In Speck, this court’s Eastern District concluded that “when an employer acts intentionally and is substantially certain that injury to an employee will result, the employer has a specific purpose to inflict injury.” Id. at 288. The court decided that the plaintiffs’ claim that the employer had exposed the employee to asbestos-containing products and materials by requiring him to work with these products and had deliberately and intentionally failed to warn the employee about the dangers associated with asbestos was barred by the workers’ compensation laws. The court concluded, however, that the plaintiffs’ claim that the employer had intentionally withheld information regarding the employee’s health “might form the basis for a cause of action,” and the court remanded the case to give the plaintiff an opportunity to “replead.” Id.
For conduct to support a finding that it was intended to cause injury, the actor must have intended to cause the injury, “not merely an intent to do the act purportedly resulting in the claimed injury.” Gary Surdyke Yamaha, Inc. v. Donelson, 743 S.W.2d 522, 525 (Mo.App.1987). As Dean Prosser explained:
[T]he mere knowledge and appreciation of a risk — something short of substantial certainty — is not intent. The defendant who acts in the belief or consciousness that the act is causing an appreciable risk of harm to another may be negligent, and if the risk is great the conduct may be characterized as reckless or wanton, but it is not an intentional wrong.
W. Page Keeton, gen. Ed., PROSSER and Keeton on the Law of Torts § 8 at 36 (5th ed.1984).

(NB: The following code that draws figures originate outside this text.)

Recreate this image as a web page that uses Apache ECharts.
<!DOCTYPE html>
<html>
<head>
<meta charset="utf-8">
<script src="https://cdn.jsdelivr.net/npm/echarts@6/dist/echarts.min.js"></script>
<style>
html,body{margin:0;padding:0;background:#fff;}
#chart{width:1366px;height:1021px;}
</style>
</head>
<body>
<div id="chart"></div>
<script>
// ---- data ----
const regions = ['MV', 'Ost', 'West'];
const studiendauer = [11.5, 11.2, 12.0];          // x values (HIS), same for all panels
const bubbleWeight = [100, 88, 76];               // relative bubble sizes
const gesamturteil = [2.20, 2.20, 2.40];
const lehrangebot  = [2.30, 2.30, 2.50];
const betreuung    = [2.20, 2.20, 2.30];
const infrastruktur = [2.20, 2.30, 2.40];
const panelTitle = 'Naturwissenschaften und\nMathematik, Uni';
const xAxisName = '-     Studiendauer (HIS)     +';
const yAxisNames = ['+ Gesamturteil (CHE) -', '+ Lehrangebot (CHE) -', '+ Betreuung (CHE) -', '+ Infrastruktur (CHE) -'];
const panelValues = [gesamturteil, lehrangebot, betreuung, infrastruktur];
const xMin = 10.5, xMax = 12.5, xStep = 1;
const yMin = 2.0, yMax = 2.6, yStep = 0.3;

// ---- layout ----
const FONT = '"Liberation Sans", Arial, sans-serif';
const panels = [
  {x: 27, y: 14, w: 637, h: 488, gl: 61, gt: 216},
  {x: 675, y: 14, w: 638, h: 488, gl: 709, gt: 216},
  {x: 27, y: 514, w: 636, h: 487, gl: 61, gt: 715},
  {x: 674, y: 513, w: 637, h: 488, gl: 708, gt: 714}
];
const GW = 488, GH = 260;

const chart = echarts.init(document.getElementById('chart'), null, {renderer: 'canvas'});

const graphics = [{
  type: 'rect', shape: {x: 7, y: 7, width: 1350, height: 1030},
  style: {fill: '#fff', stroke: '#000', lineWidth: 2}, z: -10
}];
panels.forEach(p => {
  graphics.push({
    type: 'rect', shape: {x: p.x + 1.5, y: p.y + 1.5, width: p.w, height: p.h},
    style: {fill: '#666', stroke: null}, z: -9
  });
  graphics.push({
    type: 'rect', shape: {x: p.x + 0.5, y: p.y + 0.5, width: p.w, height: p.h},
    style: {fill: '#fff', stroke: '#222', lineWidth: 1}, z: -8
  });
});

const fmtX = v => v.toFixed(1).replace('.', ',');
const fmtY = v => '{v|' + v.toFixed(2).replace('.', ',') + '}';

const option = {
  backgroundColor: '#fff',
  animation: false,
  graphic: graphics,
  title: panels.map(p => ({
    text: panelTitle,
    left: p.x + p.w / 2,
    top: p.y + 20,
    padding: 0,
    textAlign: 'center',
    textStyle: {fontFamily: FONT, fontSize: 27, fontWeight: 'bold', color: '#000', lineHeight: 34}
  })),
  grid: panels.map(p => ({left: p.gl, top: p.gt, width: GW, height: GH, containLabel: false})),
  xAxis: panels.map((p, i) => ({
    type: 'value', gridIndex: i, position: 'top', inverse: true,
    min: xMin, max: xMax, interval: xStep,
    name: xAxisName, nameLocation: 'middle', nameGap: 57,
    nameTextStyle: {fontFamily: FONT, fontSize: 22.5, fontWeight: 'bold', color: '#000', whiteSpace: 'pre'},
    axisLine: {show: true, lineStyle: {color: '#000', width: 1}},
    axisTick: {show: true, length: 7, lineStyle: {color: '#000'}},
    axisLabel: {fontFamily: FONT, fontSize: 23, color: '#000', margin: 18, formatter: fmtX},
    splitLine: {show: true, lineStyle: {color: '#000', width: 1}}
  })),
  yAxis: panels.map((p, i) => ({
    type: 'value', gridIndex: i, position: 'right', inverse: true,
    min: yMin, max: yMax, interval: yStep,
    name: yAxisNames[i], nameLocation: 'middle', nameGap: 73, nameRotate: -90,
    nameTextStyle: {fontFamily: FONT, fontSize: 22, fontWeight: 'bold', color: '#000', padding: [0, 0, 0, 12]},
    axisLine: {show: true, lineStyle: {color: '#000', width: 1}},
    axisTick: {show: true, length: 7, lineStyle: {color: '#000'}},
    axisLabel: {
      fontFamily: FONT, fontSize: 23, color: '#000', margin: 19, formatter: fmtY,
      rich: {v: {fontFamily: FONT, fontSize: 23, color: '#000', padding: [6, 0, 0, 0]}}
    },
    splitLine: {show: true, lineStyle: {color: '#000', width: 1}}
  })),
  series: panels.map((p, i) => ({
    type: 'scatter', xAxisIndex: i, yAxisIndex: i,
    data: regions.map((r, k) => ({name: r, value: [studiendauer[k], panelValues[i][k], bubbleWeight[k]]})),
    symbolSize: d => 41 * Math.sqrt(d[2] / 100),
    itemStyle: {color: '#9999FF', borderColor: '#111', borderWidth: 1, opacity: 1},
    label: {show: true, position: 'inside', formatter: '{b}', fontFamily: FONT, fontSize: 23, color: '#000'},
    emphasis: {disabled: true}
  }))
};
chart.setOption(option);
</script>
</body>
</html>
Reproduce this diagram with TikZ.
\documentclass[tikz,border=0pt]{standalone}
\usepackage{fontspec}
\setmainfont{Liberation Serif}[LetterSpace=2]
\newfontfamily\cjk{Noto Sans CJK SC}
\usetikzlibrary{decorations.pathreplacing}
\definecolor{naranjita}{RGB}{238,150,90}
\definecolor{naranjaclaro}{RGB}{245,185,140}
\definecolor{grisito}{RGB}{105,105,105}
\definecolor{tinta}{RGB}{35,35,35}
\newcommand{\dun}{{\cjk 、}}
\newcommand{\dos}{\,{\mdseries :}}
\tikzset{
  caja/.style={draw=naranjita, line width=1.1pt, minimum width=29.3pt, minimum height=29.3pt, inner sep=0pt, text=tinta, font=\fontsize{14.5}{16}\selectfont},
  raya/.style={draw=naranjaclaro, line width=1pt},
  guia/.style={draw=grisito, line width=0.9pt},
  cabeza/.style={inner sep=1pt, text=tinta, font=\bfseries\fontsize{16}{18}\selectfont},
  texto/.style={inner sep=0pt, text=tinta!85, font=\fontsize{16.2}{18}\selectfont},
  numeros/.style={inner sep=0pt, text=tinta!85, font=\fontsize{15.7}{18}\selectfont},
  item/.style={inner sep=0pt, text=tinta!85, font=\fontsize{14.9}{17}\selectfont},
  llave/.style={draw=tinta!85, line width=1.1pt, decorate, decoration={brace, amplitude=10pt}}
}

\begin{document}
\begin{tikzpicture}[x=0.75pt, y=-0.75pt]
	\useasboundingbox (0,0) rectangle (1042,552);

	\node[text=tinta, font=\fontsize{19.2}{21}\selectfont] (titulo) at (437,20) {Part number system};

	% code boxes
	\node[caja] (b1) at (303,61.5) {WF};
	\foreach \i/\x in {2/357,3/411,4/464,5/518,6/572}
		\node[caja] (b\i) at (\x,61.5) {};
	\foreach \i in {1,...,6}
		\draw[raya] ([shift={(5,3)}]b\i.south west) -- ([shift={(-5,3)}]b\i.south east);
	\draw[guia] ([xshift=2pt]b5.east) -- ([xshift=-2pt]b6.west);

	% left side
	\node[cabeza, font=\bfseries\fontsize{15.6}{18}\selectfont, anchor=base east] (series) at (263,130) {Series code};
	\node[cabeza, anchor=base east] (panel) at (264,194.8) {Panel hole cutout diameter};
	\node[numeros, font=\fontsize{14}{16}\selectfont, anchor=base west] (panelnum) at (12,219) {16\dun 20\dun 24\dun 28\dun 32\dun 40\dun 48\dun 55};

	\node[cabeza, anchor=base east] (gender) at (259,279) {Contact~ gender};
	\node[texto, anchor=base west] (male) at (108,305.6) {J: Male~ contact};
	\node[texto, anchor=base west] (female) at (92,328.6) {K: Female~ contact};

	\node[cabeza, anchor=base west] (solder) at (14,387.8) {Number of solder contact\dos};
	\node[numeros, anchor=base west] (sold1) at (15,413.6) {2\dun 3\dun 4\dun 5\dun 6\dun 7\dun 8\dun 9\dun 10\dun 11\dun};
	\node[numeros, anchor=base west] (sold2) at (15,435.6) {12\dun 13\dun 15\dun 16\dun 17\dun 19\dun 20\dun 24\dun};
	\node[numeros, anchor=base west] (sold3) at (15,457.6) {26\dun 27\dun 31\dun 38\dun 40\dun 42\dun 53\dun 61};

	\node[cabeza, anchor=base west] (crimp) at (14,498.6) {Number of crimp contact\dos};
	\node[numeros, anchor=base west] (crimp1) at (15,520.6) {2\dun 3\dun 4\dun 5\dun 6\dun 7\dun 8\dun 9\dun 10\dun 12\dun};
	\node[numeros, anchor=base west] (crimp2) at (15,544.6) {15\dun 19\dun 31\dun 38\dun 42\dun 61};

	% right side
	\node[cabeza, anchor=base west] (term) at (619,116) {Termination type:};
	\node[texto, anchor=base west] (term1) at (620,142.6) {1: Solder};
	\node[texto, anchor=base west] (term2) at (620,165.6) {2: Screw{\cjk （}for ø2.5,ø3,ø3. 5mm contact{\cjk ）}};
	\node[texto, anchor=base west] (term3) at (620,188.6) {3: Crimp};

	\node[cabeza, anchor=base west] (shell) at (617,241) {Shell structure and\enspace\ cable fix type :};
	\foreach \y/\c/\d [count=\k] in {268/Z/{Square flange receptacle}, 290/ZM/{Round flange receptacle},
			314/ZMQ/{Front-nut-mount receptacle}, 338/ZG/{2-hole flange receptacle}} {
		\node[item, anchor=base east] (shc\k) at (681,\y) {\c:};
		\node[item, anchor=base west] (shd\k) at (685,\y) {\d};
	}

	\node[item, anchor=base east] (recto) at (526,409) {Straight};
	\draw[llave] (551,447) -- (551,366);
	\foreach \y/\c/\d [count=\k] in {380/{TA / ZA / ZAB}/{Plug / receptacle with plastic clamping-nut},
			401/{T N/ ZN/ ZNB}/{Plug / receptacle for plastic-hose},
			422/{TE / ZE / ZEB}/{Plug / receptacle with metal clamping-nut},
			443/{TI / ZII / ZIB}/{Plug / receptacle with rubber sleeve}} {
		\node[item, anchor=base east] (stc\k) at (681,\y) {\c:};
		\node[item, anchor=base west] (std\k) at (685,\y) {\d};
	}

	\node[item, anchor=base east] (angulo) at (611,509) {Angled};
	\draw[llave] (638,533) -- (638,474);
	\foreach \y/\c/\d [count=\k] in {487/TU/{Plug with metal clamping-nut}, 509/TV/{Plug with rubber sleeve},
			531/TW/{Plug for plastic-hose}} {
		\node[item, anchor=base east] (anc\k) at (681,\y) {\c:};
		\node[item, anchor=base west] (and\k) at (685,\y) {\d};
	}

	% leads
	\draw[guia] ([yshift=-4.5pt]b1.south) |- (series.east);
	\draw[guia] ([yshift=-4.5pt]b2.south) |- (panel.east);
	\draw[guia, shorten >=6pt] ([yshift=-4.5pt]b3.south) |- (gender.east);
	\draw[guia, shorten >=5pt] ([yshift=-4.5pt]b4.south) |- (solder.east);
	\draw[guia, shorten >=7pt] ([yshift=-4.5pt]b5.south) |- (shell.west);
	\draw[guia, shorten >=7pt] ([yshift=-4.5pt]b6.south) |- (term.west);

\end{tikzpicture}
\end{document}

Sufficient evidence supported the commission’s decision that JCI did not act intentionally to injure or to kill Brad Light. Certainly, it knew of the risk created by an electrical device operating in water, but the evidence amply supports the commission’s finding that no one understood that Brad Light’s working with cables attached to the pump was substantially certain to electrocute him. We agree with Evelyn Light that enough “red flags” were up that prudence may have dictated that no work occur around the pump while it was powered, but JCI’s failure to recognize these “flags” was negligence, not intentional conduct. We, therefore, affirm the Commission’s award.
All concur.

. Jerry Light is no longer a party in this case because of his death in January 1990.

. Although most of the experts agreed that Brad Light’s death was attributable to electric shock, the exact escape route of the electricity from the pump or the pump’s cord could not be deter-mrned.